** Begin Record set **
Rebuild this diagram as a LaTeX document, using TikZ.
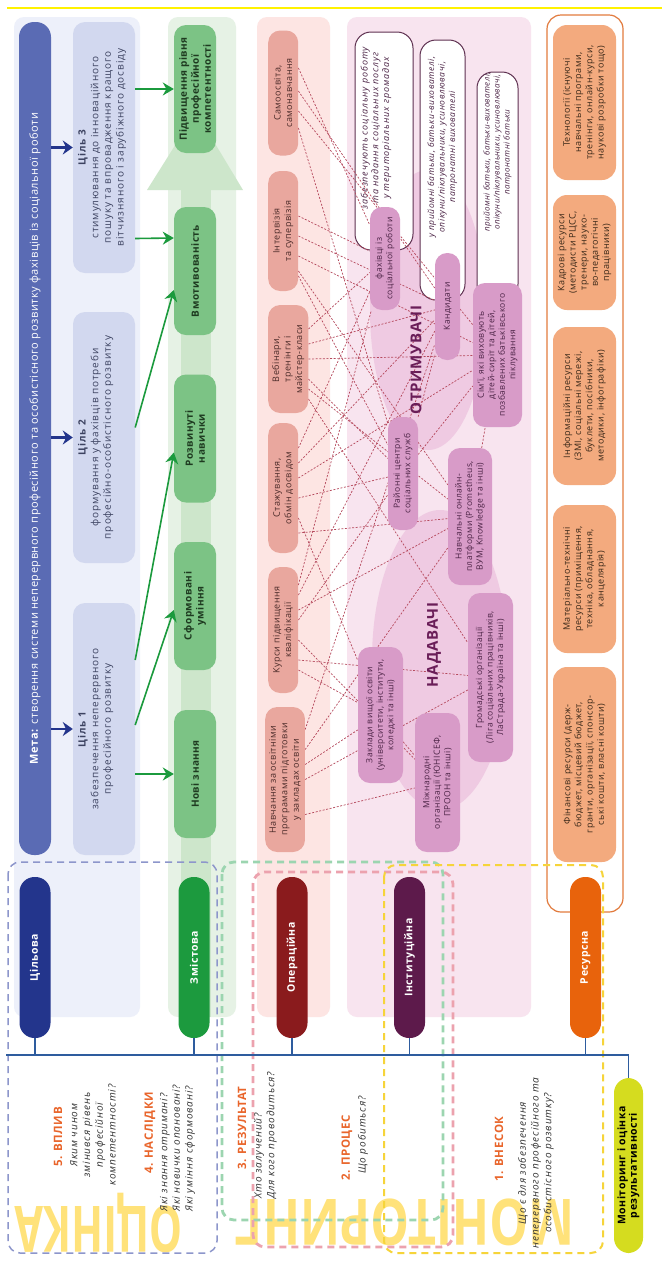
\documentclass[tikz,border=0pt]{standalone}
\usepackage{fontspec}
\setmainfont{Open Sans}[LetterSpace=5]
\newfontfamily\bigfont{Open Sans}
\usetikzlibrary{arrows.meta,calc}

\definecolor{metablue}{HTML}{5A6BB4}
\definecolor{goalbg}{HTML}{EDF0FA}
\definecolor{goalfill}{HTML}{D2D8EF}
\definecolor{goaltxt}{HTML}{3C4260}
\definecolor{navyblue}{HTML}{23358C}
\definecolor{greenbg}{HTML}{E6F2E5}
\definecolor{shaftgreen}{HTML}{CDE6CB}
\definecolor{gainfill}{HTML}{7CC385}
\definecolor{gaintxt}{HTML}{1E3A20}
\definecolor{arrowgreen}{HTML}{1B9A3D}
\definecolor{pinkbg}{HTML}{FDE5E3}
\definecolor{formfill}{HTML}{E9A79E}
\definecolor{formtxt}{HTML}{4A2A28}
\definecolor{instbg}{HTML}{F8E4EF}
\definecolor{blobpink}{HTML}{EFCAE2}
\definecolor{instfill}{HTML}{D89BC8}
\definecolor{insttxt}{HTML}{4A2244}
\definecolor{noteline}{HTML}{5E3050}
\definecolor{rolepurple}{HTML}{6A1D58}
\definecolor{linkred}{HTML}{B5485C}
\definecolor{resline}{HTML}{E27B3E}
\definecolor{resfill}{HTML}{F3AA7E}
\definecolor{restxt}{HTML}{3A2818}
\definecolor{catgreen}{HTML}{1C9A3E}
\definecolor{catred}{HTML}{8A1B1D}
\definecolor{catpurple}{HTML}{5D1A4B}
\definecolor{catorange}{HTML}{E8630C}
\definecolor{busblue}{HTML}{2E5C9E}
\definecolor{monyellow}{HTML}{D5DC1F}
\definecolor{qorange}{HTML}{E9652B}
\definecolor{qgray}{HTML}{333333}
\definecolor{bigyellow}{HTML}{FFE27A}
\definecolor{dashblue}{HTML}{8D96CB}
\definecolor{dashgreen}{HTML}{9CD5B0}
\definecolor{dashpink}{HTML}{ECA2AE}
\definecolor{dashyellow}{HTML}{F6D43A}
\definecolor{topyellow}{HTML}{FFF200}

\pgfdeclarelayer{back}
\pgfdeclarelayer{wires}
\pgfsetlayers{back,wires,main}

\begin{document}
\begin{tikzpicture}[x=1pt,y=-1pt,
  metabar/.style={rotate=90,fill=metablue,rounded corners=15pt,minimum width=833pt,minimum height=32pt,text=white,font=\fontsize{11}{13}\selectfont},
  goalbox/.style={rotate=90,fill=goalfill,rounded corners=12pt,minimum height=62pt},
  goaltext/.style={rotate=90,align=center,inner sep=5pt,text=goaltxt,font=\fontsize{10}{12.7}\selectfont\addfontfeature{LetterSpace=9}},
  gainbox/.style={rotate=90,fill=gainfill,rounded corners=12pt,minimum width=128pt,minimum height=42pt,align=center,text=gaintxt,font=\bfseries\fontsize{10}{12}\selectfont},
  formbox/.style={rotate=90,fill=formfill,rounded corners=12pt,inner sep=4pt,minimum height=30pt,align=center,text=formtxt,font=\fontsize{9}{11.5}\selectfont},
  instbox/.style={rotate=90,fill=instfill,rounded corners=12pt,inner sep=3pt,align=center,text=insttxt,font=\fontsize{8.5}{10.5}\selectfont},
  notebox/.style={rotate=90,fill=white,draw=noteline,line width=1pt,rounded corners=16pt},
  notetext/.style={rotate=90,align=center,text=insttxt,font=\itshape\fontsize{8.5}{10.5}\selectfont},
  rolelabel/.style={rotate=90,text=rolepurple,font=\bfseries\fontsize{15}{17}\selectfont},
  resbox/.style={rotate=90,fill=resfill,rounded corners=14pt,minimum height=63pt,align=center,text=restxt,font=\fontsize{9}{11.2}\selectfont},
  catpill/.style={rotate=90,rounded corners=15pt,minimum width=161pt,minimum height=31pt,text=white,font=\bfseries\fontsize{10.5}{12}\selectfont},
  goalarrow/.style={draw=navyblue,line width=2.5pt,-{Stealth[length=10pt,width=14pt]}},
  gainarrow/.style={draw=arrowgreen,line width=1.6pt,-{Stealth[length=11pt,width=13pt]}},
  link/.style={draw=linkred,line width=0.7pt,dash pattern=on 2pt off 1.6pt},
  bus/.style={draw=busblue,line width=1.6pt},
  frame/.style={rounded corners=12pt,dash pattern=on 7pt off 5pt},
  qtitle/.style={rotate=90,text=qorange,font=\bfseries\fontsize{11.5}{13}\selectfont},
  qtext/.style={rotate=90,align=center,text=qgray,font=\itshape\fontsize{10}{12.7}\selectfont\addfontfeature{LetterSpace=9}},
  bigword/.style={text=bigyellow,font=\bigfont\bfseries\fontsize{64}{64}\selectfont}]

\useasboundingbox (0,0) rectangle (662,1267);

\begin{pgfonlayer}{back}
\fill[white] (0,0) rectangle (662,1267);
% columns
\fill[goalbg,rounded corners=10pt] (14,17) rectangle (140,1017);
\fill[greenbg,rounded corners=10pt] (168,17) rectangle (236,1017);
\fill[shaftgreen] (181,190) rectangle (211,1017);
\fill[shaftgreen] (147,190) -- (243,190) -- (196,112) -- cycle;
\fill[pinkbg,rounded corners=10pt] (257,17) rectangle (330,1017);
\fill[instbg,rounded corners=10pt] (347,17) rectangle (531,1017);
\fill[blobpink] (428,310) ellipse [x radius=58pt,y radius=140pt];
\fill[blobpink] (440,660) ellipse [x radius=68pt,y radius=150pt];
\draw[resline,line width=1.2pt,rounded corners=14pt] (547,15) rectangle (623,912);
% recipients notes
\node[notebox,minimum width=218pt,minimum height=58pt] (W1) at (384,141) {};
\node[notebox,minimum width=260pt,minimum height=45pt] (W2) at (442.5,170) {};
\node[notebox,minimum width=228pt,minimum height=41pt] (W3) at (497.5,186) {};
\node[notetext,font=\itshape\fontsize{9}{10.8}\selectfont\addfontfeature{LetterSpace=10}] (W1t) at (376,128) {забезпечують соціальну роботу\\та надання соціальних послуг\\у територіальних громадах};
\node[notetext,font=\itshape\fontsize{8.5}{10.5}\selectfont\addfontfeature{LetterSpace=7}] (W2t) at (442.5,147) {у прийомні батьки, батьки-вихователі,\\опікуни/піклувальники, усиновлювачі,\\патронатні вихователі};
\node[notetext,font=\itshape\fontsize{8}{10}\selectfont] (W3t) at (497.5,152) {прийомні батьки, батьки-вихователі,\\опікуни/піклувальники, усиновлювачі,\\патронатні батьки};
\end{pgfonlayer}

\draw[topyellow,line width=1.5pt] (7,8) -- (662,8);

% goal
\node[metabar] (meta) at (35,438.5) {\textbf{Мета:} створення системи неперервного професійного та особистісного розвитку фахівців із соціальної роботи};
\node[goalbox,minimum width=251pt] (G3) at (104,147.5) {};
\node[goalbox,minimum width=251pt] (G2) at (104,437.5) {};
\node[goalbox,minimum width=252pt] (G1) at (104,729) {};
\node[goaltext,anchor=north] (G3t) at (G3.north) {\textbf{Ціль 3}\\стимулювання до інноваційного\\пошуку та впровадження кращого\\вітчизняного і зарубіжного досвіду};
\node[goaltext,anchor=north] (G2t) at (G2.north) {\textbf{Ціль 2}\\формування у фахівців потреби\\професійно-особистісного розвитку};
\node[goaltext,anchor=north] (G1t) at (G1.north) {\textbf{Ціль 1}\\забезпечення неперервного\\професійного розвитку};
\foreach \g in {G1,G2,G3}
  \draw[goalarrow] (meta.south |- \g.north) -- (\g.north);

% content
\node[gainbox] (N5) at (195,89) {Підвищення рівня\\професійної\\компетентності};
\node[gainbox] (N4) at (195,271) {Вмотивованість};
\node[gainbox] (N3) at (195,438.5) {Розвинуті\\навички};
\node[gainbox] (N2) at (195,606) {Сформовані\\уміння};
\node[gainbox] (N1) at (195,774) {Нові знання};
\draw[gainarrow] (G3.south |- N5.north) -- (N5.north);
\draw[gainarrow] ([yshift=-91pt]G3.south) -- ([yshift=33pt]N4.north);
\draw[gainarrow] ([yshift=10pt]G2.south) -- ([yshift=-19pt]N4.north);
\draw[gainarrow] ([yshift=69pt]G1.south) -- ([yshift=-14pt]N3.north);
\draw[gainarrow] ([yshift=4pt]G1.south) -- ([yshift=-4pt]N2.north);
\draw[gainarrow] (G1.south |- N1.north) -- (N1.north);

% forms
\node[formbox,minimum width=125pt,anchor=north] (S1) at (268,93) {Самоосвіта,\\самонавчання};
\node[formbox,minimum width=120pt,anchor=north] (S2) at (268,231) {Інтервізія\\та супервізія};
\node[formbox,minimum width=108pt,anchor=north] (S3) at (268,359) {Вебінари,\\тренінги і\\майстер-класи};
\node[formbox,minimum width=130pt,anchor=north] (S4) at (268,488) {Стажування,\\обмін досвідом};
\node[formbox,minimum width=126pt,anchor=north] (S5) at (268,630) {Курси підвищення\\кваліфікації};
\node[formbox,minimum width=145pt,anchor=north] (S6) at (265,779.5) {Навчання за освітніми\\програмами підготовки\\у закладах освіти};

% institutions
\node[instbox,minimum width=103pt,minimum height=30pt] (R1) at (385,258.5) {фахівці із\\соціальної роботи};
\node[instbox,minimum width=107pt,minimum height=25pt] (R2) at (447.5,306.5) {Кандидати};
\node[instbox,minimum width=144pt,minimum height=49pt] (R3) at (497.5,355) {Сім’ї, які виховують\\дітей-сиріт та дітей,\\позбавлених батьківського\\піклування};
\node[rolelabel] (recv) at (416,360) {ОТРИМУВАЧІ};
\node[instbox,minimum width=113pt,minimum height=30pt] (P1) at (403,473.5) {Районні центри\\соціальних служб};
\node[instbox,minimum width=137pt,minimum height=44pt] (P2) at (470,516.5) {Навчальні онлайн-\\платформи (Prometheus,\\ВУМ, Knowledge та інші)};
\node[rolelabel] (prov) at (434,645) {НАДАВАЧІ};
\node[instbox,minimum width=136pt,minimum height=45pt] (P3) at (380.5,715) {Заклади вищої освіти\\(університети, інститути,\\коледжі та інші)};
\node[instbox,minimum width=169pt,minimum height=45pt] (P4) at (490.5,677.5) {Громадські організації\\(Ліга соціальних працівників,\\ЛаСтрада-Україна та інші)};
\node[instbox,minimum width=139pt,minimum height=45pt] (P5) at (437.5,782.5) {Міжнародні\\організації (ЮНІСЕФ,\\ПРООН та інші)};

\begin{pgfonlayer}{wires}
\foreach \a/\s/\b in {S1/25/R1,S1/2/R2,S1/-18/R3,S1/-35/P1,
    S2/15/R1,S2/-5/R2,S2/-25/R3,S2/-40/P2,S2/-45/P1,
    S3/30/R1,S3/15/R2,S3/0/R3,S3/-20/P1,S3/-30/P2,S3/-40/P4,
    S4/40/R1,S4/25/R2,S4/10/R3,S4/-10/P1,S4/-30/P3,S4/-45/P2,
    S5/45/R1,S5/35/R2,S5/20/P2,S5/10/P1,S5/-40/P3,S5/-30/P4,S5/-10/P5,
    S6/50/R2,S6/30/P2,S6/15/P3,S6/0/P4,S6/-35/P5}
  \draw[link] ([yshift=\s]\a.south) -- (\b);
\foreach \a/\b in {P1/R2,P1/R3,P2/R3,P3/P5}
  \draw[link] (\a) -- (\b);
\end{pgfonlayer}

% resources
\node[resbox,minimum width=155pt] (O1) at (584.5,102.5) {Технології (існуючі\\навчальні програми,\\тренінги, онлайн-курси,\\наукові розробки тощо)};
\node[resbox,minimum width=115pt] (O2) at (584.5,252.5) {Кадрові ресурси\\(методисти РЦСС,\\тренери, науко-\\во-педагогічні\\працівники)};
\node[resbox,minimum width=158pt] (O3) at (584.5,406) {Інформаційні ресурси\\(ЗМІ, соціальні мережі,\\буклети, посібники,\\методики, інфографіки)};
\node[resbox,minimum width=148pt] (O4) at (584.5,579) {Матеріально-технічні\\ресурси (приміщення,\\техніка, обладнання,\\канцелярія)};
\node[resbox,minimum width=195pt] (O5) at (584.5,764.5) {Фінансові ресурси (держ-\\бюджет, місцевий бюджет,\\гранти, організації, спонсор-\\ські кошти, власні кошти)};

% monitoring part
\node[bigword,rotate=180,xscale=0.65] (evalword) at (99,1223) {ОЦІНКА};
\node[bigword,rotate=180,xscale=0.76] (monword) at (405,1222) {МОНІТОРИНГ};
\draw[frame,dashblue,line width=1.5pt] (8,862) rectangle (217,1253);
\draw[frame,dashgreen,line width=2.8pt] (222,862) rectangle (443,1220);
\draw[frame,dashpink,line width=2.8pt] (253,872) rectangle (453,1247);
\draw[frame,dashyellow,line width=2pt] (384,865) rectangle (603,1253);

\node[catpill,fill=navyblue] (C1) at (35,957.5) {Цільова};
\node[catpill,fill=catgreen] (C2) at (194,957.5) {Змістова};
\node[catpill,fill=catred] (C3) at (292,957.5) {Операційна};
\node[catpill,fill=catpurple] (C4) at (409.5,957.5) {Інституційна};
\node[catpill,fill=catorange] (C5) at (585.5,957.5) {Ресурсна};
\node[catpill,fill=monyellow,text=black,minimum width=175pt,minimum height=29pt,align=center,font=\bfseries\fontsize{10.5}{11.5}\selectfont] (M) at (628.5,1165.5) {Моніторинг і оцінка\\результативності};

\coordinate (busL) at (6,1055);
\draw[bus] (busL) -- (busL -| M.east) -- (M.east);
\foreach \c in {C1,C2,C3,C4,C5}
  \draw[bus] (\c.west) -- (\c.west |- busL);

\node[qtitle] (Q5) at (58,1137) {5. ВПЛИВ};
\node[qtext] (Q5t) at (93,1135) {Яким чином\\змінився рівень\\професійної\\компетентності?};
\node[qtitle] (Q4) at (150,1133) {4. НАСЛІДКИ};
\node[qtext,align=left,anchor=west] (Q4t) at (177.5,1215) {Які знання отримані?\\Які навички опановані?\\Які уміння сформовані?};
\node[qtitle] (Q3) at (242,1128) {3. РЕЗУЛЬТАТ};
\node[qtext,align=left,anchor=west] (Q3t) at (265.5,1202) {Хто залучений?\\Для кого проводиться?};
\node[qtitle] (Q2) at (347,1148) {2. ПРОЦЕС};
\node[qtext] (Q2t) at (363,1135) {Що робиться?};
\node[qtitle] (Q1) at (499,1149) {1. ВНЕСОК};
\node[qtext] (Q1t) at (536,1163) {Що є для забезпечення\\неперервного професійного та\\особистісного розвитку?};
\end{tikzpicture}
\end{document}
** End Record set **
** Begin Record set **
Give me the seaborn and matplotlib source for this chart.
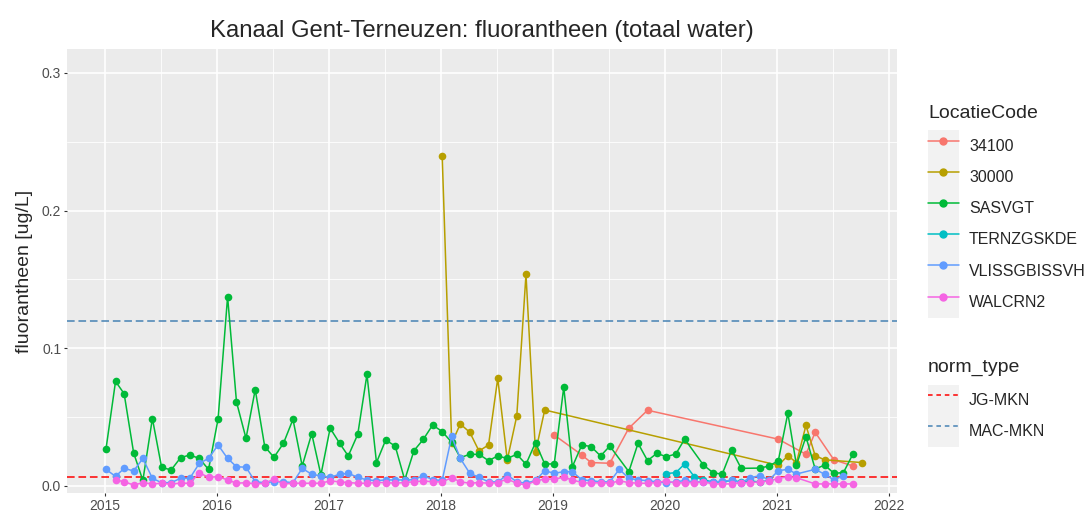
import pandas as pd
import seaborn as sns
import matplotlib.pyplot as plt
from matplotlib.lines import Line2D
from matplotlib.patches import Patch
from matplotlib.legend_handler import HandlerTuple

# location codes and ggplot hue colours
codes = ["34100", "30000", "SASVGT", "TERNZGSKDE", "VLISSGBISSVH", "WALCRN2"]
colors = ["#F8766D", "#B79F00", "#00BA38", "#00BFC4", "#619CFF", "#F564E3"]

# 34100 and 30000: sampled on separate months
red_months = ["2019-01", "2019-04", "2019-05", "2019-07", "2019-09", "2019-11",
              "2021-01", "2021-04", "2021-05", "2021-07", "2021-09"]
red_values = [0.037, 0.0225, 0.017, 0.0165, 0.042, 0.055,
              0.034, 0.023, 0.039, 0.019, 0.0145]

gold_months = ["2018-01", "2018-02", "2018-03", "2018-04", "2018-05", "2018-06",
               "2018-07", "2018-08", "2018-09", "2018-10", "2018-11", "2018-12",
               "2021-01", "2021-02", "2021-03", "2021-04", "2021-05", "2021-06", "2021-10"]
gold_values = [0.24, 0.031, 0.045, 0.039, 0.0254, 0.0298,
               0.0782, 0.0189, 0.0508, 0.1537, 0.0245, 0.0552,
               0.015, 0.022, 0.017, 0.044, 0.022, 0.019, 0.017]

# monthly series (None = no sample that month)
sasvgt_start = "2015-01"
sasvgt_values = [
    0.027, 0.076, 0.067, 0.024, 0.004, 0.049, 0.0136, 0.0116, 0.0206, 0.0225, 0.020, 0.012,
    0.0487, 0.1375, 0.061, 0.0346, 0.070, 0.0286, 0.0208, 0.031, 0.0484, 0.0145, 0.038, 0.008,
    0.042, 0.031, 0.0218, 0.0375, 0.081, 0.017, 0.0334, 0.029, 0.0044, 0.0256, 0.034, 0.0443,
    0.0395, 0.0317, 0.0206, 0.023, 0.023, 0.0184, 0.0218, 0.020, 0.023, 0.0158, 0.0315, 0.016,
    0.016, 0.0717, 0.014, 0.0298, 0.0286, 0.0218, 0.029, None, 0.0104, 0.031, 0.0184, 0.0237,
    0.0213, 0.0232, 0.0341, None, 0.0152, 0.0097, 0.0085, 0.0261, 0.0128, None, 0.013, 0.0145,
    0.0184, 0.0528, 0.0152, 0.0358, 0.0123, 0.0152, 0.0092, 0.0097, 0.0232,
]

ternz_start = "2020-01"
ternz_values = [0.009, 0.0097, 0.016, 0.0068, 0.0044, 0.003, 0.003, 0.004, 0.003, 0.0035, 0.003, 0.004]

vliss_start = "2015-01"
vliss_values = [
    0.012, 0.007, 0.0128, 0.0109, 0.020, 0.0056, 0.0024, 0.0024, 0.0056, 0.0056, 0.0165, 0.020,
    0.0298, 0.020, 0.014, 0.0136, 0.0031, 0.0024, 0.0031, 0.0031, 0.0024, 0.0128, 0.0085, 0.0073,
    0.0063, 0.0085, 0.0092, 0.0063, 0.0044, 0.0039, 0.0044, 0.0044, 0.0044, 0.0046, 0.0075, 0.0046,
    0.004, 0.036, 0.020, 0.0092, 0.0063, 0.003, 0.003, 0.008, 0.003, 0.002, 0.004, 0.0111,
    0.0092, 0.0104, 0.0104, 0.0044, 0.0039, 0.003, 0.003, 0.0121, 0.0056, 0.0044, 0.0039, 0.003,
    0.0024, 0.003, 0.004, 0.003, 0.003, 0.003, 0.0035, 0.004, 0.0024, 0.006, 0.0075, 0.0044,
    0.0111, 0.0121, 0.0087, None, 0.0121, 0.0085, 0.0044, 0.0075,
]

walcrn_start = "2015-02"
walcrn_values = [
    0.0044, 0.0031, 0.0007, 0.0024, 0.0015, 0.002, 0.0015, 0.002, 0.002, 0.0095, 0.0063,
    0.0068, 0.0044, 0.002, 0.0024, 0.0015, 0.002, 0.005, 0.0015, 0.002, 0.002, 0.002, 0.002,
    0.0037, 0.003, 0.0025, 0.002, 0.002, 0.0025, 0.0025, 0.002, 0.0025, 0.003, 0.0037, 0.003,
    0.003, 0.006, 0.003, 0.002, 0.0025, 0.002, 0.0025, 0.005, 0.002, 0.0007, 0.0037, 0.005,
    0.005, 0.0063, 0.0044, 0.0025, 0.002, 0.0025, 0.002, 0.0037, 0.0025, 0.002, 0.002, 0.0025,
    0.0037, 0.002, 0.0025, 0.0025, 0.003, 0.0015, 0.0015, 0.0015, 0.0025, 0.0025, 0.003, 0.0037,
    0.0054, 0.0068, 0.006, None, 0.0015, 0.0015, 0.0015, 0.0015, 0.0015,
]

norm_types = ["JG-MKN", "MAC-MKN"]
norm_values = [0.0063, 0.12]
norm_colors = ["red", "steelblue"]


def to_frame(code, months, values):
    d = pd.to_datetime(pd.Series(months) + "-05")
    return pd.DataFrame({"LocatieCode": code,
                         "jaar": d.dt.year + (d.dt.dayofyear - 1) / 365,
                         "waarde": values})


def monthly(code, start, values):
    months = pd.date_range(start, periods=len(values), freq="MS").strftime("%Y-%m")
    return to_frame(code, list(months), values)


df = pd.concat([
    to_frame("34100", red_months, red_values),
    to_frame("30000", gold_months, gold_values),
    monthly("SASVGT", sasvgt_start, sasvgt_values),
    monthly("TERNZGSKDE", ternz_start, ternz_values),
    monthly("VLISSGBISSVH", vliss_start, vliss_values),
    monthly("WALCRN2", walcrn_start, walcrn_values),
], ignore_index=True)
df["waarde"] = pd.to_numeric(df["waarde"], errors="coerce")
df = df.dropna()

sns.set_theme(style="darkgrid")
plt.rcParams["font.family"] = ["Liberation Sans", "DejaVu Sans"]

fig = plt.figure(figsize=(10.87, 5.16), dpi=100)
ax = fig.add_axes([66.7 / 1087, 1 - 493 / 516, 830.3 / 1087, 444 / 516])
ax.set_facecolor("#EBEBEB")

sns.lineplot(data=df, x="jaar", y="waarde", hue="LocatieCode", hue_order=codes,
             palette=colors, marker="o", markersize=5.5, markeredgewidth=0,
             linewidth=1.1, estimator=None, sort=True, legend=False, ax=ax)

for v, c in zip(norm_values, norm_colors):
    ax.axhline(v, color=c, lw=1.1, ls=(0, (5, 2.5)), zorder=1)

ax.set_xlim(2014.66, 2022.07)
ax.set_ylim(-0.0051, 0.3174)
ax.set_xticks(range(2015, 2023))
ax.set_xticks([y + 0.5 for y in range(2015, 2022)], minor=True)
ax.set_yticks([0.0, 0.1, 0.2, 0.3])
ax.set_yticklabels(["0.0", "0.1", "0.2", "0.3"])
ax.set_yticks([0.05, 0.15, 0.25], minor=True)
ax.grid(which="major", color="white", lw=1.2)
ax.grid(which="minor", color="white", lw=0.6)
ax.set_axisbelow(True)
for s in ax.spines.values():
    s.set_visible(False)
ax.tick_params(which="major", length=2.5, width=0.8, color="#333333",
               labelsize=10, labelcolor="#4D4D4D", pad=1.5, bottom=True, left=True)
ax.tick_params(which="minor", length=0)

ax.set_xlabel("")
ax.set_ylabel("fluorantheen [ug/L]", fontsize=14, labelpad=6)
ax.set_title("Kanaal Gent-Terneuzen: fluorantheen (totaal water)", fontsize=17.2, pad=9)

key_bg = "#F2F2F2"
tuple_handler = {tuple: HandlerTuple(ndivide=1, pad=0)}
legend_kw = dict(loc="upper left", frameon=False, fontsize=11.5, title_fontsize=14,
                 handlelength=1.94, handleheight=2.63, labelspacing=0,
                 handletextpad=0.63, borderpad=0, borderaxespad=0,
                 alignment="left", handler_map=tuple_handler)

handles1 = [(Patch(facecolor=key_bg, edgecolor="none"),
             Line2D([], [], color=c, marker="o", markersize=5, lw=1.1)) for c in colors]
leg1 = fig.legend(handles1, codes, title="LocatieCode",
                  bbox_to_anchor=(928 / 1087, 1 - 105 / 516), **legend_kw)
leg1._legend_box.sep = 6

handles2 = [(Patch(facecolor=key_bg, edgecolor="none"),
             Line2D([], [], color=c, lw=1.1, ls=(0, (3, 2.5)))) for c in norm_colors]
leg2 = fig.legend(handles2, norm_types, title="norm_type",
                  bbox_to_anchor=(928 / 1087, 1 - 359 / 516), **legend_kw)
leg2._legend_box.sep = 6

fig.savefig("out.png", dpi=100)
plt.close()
** End Record set **
| Stated goal |
For the material above, give again only the lines starting at the line that contains "Give me the" and ending at the line that contains "0.034, 0.023, 0.039, 0.019, 0.0145]". Pictures do not belong in the copy.

| Exercise output |
Give me the seaborn and matplotlib source for this chart.
import pandas as pd
import seaborn as sns
import matplotlib.pyplot as plt
from matplotlib.lines import Line2D
from matplotlib.patches import Patch
from matplotlib.legend_handler import HandlerTuple

# location codes and ggplot hue colours
codes = ["34100", "30000", "SASVGT", "TERNZGSKDE", "VLISSGBISSVH", "WALCRN2"]
colors = ["#F8766D", "#B79F00", "#00BA38", "#00BFC4", "#619CFF", "#F564E3"]

# 34100 and 30000: sampled on separate months
red_months = ["2019-01", "2019-04", "2019-05", "2019-07", "2019-09", "2019-11",
              "2021-01", "2021-04", "2021-05", "2021-07", "2021-09"]
red_values = [0.037, 0.0225, 0.017, 0.0165, 0.042, 0.055,
              0.034, 0.023, 0.039, 0.019, 0.0145]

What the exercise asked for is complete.